A manager announces an employee's achievement in the all-hands meeting. Half the team smiles approvingly. The recognized employee turns crimson, stares at the floor, and spends the next hour wishing they could disappear. The manager meant to motivate—instead, they created dread.

Recognition programs fail not because leaders don't care, but because they assume everyone experiences appreciation the same way. The enthusiastic public shout-out that energizes one person genuinely distresses another. The quiet thank-you note that feels meaningful to an introvert strikes an extravert as forgettable or even dismissive.

Understanding how personality shapes recognition preferences transforms appreciation from a gamble into a strategic tool. When you match your recognition approach to individual personality patterns, you stop accidentally demotivating your best performers and start building the kind of trust that drives sustainable engagement.

Public vs. Private Preferences

The most visible divide in recognition preferences runs along the introversion-extraversion spectrum. Extraverted employees often genuinely enjoy public acknowledgment—the spotlight energizes them, the social validation feels rewarding, and the shared celebration amplifies their sense of accomplishment.

Introverted employees experience the same public recognition as a form of exposure. Being singled out in front of colleagues triggers self-consciousness rather than pride. Their discomfort isn't about lacking confidence—it's about processing recognition internally rather than externally. They value the accomplishment just as much; they simply prefer to savor it privately.
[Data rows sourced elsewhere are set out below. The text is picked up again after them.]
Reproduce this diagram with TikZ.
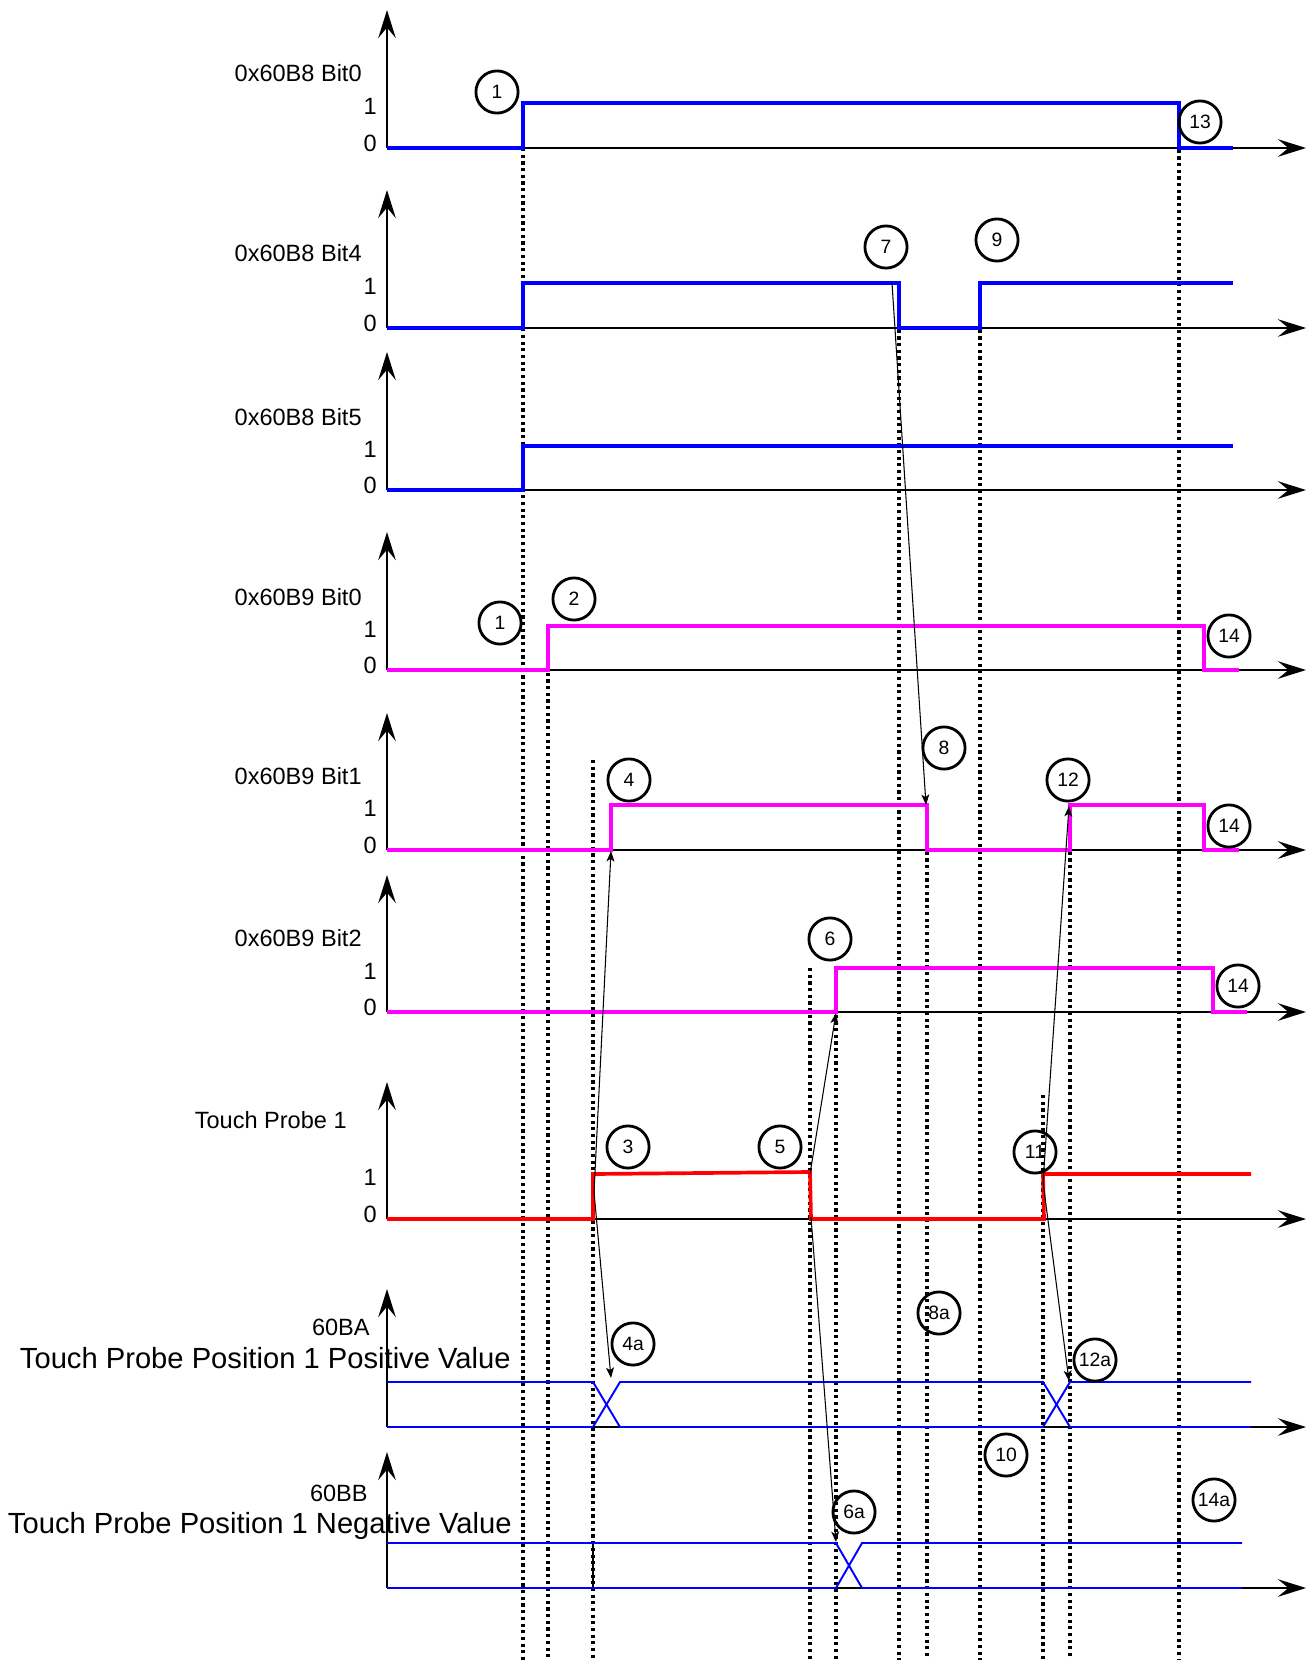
\documentclass[tikz,border=0pt]{standalone}
\usepackage{fontspec}
\setmainfont{Liberation Sans}
\usetikzlibrary{arrows.meta}

\definecolor{sigmag}{RGB}{255,0,255}

\tikzset{
  axis/.style={line width=1.1pt,-{Stealth[length=16pt,width=10pt,inset=6pt]}},
  bsig/.style={blue,line width=2.1pt},
  msig/.style={sigmag,line width=2.1pt},
  rsig/.style={red,line width=2.1pt},
  bus/.style={blue,line width=1.1pt},
  guide/.style={line width=2pt,dash pattern=on 1.8pt off 2pt},
  link/.style={line width=0.6pt,-{Stealth[length=6pt,width=4.5pt,inset=1.5pt]}},
  num/.style={circle,draw,line width=1.6pt,minimum size=24pt,inner sep=0pt,font=\fontsize{11}{12}\selectfont},
  lbl/.style={anchor=base east,inner sep=0pt,font=\fontsize{13.4}{16}\selectfont},
  biglbl/.style={anchor=base east,inner sep=0pt,font=\fontsize{16.6}{19}\selectfont},
}

\begin{document}
\begin{tikzpicture}[x=0.02cm,y=-0.02cm]
  \useasboundingbox (0,0) rectangle (1306,1660);

  % dotted guides
  \draw[guide] (523,148) -- (523,1660);
  \draw[guide] (548,626) -- (548,1660);
  \draw[guide] (593,760) -- (593,1660);
  \draw[guide] (810,968) -- (810,1660);
  \draw[guide] (836,968) -- (836,1660);
  \draw[guide] (899,283) -- (899,1660);
  \draw[guide] (927,805) -- (927,1660);
  \draw[guide] (980,283) -- (980,1660);
  \draw[guide] (1043,1095) -- (1043,1660);
  \draw[guide] (1070,805) -- (1070,1660);
  \draw[guide] (1179,103) -- (1179,1660);
  \draw[line width=0.8pt] (593,1543) -- (593,1588);

  % axes and labels
  \draw[axis] (387,148) -- (387,10);
  \draw[axis] (387,148) -- (1306,148);
  \node[lbl] (l1) at (362,81.5) {0x60B8 Bit0};
  \node[lbl] (h1) at (377,114.5) {1};
  \node[lbl] (z1) at (377,151.5) {0};

  \draw[axis] (387,328) -- (387,190);
  \draw[axis] (387,328) -- (1306,328);
  \node[lbl] (l2) at (362,261.5) {0x60B8 Bit4};
  \node[lbl] (h2) at (377,294.5) {1};
  \node[lbl] (z2) at (377,331.5) {0};

  \draw[axis] (387,490) -- (387,352);
  \draw[axis] (387,490) -- (1306,490);
  \node[lbl] (l3) at (362,425.5) {0x60B8 Bit5};
  \node[lbl] (h3) at (377,457.5) {1};
  \node[lbl] (z3) at (377,493.5) {0};

  \draw[axis] (387,670) -- (387,532);
  \draw[axis] (387,670) -- (1306,670);
  \node[lbl] (l4) at (362,605.5) {0x60B9 Bit0};
  \node[lbl] (h4) at (377,637.5) {1};
  \node[lbl] (z4) at (377,673.5) {0};

  \draw[axis] (387,850) -- (387,713);
  \draw[axis] (387,850) -- (1306,850);
  \node[lbl] (l5) at (362,784.5) {0x60B9 Bit1};
  \node[lbl] (h5) at (377,816.5) {1};
  \node[lbl] (z5) at (377,853.5) {0};

  \draw[axis] (387,1012) -- (387,875);
  \draw[axis] (387,1012) -- (1306,1012);
  \node[lbl] (l6) at (362,946.5) {0x60B9 Bit2};
  \node[lbl] (h6) at (377,979.5) {1};
  \node[lbl] (z6) at (377,1015.5) {0};

  \draw[axis] (387,1219) -- (387,1082);
  \draw[axis] (387,1219) -- (1306,1219);
  \node[lbl] (l7) at (347,1128.5) {Touch Probe 1};
  \node[lbl] (h7) at (377,1185.5) {1};
  \node[lbl] (z7) at (377,1222.5) {0};

  \draw[axis] (387,1427) -- (387,1289);
  \draw[axis] (387,1427) -- (1306,1427);
  \node[lbl] (l8) at (370,1335.5) {60BA};
  \node[biglbl] (t8) at (511,1368) {Touch Probe Position 1 Positive Value};

  \draw[axis] (387,1588) -- (387,1452);
  \draw[axis] (387,1588) -- (1306,1588);
  \node[lbl] (l9) at (368,1501.5) {60BB};
  \node[biglbl] (t9) at (512,1533) {Touch Probe Position 1 Negative Value};

  % signals
  \draw[bsig] (387,148) -- (523,148) -- (523,103) -- (1179,103) -- (1179,148) -- (1233,148);
  \draw[bsig] (387,328) -- (523,328) -- (523,283) -- (899,283) -- (899,328) -- (980,328) -- (980,283) -- (1233,283);
  \draw[bsig] (387,490) -- (523,490) -- (523,446) -- (1233,446);
  \draw[msig] (387,670) -- (548,670) -- (548,626) -- (1204,626) -- (1204,670) -- (1239,670);
  \draw[msig] (387,850) -- (611,850) -- (611,805) -- (927,805) -- (927,850) -- (1070,850) -- (1070,805) -- (1204,805) -- (1204,850) -- (1239,850);
  \draw[msig] (387,1012) -- (836,1012) -- (836,968) -- (1213,968) -- (1213,1012) -- (1247,1012);
  \draw[rsig] (387,1219) -- (593,1219) -- (593,1174) -- (810,1172) -- (811,1219) -- (1044,1219) -- (1043,1174) -- (1251,1174);
  \draw[bus] (387,1382) -- (593,1382) -- (620,1427) -- (1043,1427) -- (1070,1382) -- (1251,1382);
  \draw[bus] (387,1427) -- (593,1427) -- (620,1382) -- (1043,1382) -- (1070,1427) -- (1251,1427);
  \draw[bus] (387,1543) -- (836,1543) -- (862,1588) -- (1242,1588);
  \draw[bus] (387,1588) -- (836,1588) -- (862,1543) -- (1242,1543);

  % edge points
  \coordinate (b4fall) at (892,283);
  \coordinate (b1fall) at (926,805);
  \coordinate (tprise) at (594,1192);
  \coordinate (b1rise) at (611,851);
  \coordinate (pos4a) at (611,1378);
  \coordinate (tpfallhi) at (810,1174);
  \coordinate (tpfalllo) at (811,1217);
  \coordinate (b2rise) at (836,1013);
  \coordinate (neg6a) at (836,1542);
  \coordinate (tprise2) at (1043,1182);
  \coordinate (b1rise2) at (1069,806);
  \coordinate (pos12a) at (1069,1381);

  \draw[link] (b4fall) -- (b1fall);
  \draw[link] (tprise) -- (b1rise);
  \draw[link] (tprise) -- (pos4a);
  \draw[link] (tpfallhi) -- (b2rise);
  \draw[link] (tpfalllo) -- (neg6a);
  \draw[link] (tprise2) -- (b1rise2);
  \draw[link] (tprise2) -- (pos12a);

  % numbered events
  \node[num] (n1) at (497,92) {1};
  \node[num] (n13) at (1200,122) {13};
  \node[num] (n7) at (886,247) {7};
  \node[num] (n9) at (997,240) {9};
  \node[num] (n1b) at (500,623) {1};
  \node[num] (n2) at (574,599) {2};
  \node[num] (n14a) at (1229,636) {14};
  \node[num] (n8) at (944,748) {8};
  \node[num] (n4) at (629,780) {4};
  \node[num] (n12) at (1068,780) {12};
  \node[num] (n14b) at (1229,826) {14};
  \node[num] (n6) at (830,939) {6};
  \node[num] (n14c) at (1238,986) {14};
  \node[num] (n3) at (628,1147) {3};
  \node[num] (n5) at (780,1147) {5};
  \node[num] (n11) at (1035,1152) {11};
  \node[num] (n8a) at (939,1313) {8a};
  \node[num] (n4a) at (633,1344) {4a};
  \node[num] (n12a) at (1095,1360) {12a};
  \node[num] (n10) at (1006,1455) {10};
  \node[num] (n6a) at (854,1512) {6a};
  \node[num] (n14d) at (1214,1500) {14a};
\end{tikzpicture}
\end{document}
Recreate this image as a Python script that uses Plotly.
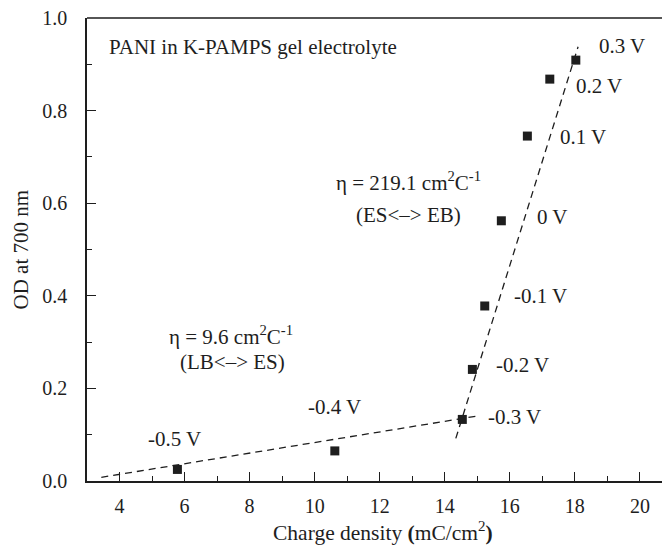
import plotly.graph_objects as go

# Measured optical density vs. charge density at each applied potential
charge = [5.78, 10.62, 14.54, 14.85, 15.23, 15.74, 16.54, 17.23, 18.03]
od = [0.025, 0.065, 0.133, 0.241, 0.378, 0.562, 0.745, 0.868, 0.909]
potentials = ["-0.5 V", "-0.4 V", "-0.3 V", "-0.2 V", "-0.1 V", "0 V", "0.1 V", "0.2 V", "0.3 V"]

# Linear fits for the two redox regimes (end points of each dashed line)
fit_lb_es_x = [3.44, 14.97]
fit_lb_es_y = [0.008, 0.140]
fit_es_eb_x = [14.34, 18.10]
fit_es_eb_y = [0.092, 0.938]

# Where each potential label sits (left edge, vertical centre)
label_x = [4.80, 9.72, 15.26, 15.51, 16.08, 16.77, 17.47, 17.97, 18.67]
label_y = [0.090, 0.160, 0.139, 0.251, 0.400, 0.571, 0.744, 0.853, 0.940]

INK = "#1e1e1e"
FONT = "Liberation Serif"
FS = 21

fig = go.Figure()

fig.add_trace(go.Scatter(x=fit_lb_es_x, y=fit_lb_es_y, mode="lines",
                         line=dict(color=INK, width=1.3, dash="7px,5px"),
                         showlegend=False, hoverinfo="skip"))
fig.add_trace(go.Scatter(x=fit_es_eb_x, y=fit_es_eb_y, mode="lines",
                         line=dict(color=INK, width=1.3, dash="7px,5px"),
                         showlegend=False, hoverinfo="skip"))
fig.add_trace(go.Scatter(x=charge, y=od, mode="markers",
                         marker=dict(symbol="square", size=9, color=INK),
                         showlegend=False))

for txt, lx, ly in zip(potentials, label_x, label_y):
    fig.add_annotation(x=lx, y=ly, text=txt, showarrow=False,
                       xanchor="left", yanchor="middle",
                       font=dict(family=FONT, size=FS, color=INK))

notes = [
    ("PANI in K-PAMPS gel electrolyte", 3.63, 0.938, "left"),
    ("η = 219.1 cm<sup>2</sup>C<sup>-1</sup>", 12.89, 0.646, "center"),
    ("(ES&lt;–&gt; EB)", 12.90, 0.575, "center"),
    ("η = 9.6 cm<sup>2</sup>C<sup>-1</sup>", 7.42, 0.315, "center"),
    ("(LB&lt;–&gt; ES)", 7.48, 0.258, "center"),
]
for txt, nx, ny, anchor in notes:
    fig.add_annotation(x=nx, y=ny, text=txt, showarrow=False,
                       xanchor=anchor, yanchor="middle",
                       font=dict(family=FONT, size=FS, color=INK))

# Axis titles
fig.add_annotation(xref="paper", yref="paper", x=-0.1165, y=0.5,
                   text="OD at 700 nm", textangle=-90, showarrow=False,
                   xanchor="center", yanchor="middle",
                   font=dict(family=FONT, size=FS, color=INK))
fig.add_annotation(xref="paper", yref="paper", x=0.514, y=-0.110,
                   text="Charge density <b>(</b>mC/cm<sup>2</sup><b>)</b>", showarrow=False,
                   xanchor="center", yanchor="middle",
                   font=dict(family=FONT, size=21.5, color=INK))

# Top frame line
fig.add_shape(type="line", xref="paper", yref="paper", x0=0, x1=1, y0=1, y1=1,
              line=dict(color=INK, width=1.5))

fig.update_xaxes(range=[3, 20.68], dtick=2, tick0=0, ticks="inside", ticklen=9,
                 tickwidth=1.3, tickcolor=INK, showline=True, linecolor=INK,
                 linewidth=1.5, showgrid=False, zeroline=False,
                 minor=dict(ticks="inside", ticklen=5, dtick=1, tick0=0,
                            tickcolor=INK, tickwidth=1.3, showgrid=False),
                 tickfont=dict(family=FONT, size=20, color=INK),
                 ticklabelstandoff=6)
fig.update_yaxes(range=[0, 1.0], dtick=0.2, tick0=0, ticks="inside", ticklen=9,
                 tickwidth=1.3, tickcolor=INK, showline=True, linecolor=INK,
                 linewidth=1.5, showgrid=False, zeroline=False, tickformat=".1f",
                 minor=dict(ticks="inside", ticklen=5, dtick=0.1, tick0=0,
                            tickcolor=INK, tickwidth=1.3, showgrid=False),
                 tickfont=dict(family=FONT, size=20, color=INK),
                 ticklabelstandoff=14)

fig.update_layout(width=662, height=551,
                  margin=dict(l=87, r=0, t=18, b=70),
                  plot_bgcolor="white", paper_bgcolor="white")

fig.write_html("out.html")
The mistake most managers make is assuming that bigger recognition is better recognition. They escalate from email acknowledgments to team meetings to company-wide announcements, believing each step increases impact. For some employees, this escalation tracks directly with increasing anxiety.

The solution isn't avoiding public recognition entirely—it's asking. A simple question during onboarding or one-on-ones changes everything: "When you do great work, how do you prefer to be recognized?" Some will light up at the prospect of public acknowledgment. Others will express clear preference for a private word or written note. Both responses are valid, and both require respect.

Takeaway

Ask employees directly how they prefer to be recognized rather than assuming public acknowledgment is universally valued—a quick conversation prevents well-intentioned appreciation from becoming an uncomfortable ordeal.

Achievement vs. Contribution Focus

Beyond delivery method, personality influences what people want recognized. Some employees thrive on results-based acknowledgment—hitting targets, closing deals, finishing projects. Their sense of professional identity connects to measurable achievements they can point to and quantify.

Other personality types find deeper meaning in contribution recognition. They want acknowledgment for how they showed up, not just what they delivered. The effort invested, the collaboration enabled, the team supported—these process elements matter as much as outcomes.

Thinking-dominant personalities typically prefer recognition focused on competence and results. "Your analysis was thorough and your conclusions were sound" resonates more than "Everyone really appreciated your hard work." Feeling-dominant personalities often reverse this preference, valuing relational acknowledgment over technical praise.

Mismatched recognition creates subtle disconnection. When you consistently praise someone for achievements when they value contribution acknowledgment, they feel unseen despite being recognized. The recognition registers as genuine but somehow misses the mark. Over time, this mismatch erodes the motivational power of appreciation entirely.

Takeaway

Notice whether each employee lights up more when praised for results achieved or for effort and collaboration demonstrated—then weight your recognition language toward what actually resonates with their sense of professional value.

Recognition Strategy Customization

Practical application requires moving from general principles to specific patterns. Analytical introverts typically respond best to written recognition that acknowledges specific competencies—an email detailing exactly what they did well and why it mattered technically. Verbal praise often feels awkward; documented acknowledgment feels substantive.

Expressive extraverts often want the story of their contribution told publicly. They appreciate recognition that includes narrative—the challenge faced, the approach taken, the impact created. Brevity feels dismissive; context demonstrates genuine attention to their work.

Steady contributors who prioritize harmony frequently prefer recognition that emphasizes their role in team success rather than individual stardom. Acknowledging how their work enabled others feels more comfortable than being positioned as the sole hero. "Your support made the whole project possible" lands better than "You crushed it."

Results-driven personalities often want recognition tied to advancement implications. Appreciation feels most meaningful when connected to career progression, increased responsibility, or expanded opportunity. Pure praise without professional consequence can feel hollow—they want recognition that translates into trajectory.

Takeaway

Build a simple recognition profile for each team member noting their preferred method (public/private), focus (achievement/contribution), and format (verbal/written/narrative)—then reference it before delivering appreciation.

Effective recognition isn't about finding the single best approach—it's about building a repertoire of appreciation strategies matched to individual personalities. The same accomplishment might warrant a public celebration for one employee and a thoughtful private note for another.

This personalization requires initial investment in understanding your team members' preferences, but the return compounds. When people feel seen in the specific way that matters to them, recognition transforms from organizational ritual into genuine connection.

Start with one direct conversation this week: ask someone how they actually prefer to be recognized. Their answer will likely surprise you—and it will certainly make your next appreciation moment land with the impact you intend.